For those that don’t remember, Abdul-Rauf was a good NBA guard and a member of a Denver Nuggets in the mid-1990s. He had converted to being a Muslim during his playing career. As his faith and beliefs grew, he came to view the flag as a symbol of oppression. In the middle of the 1995-96 season, he told the NBA he would no longer stand for the anthem. Everything was kept quiet for a while, but when the PR storm hit it led to a few strange days — the league suspended him at one point — before was a compromise where he would stand for the anthem but pray into his hands during it.

Bernie Bickerstaff was the coach of the Nuggets at the time and went on SiriusXM NBA Radio Monday to talk about those days. His first reaction was that of virtually every coach who has heard or talked about Kaepernick.

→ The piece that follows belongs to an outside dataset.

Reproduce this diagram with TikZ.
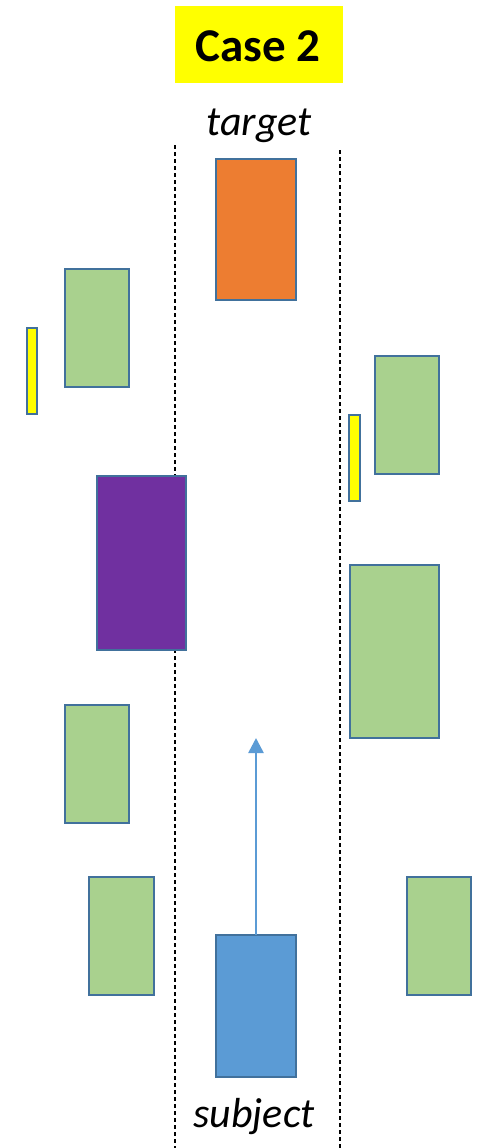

“Distractions,” Bickerstaff said. “It caused a lot of distractions, and you know at that point the number of media members was not quite as resounding as it is today. But still, it was a distraction.”

Bickerstaff said he was blindsided byAbdul-Rauf’s decision, and he said they scrambled to deal with the fallout. He said he and the brain trust of the team eventually had a meeting with the guard and told him if he wanted to be on the team he had to stand for the anthem.

“We had him come in, to sit down and have a conversation, and the conversation was about, the one thing that we have in this life is freedom of choice, and with that choice comes consequences. And my conversation with him was simply that one of the guys I probably admired most at that time was Muhammad Ali, because not only did he make a decision not to step forward but it was the part of it, the things that he gave up, and our message basically to (Abdul-Rauf) was ‘Hey, that’s the guy I admire. If you really feel that way then you go home, and you give us a call and let us know you’re willing to walk away from that contract, and then I can really, really, respect that…

“When he got home, we got a call and he said ‘I think I want to be on the trip.’ And that’s our understanding, if you’re on the trip, then you’re standing.”

The NBA came in with a more fair compromise.

If this were to happen again with the NBA, it would be interesting to see how Adam Silver would handle this compared to the heavy-handed David Stern.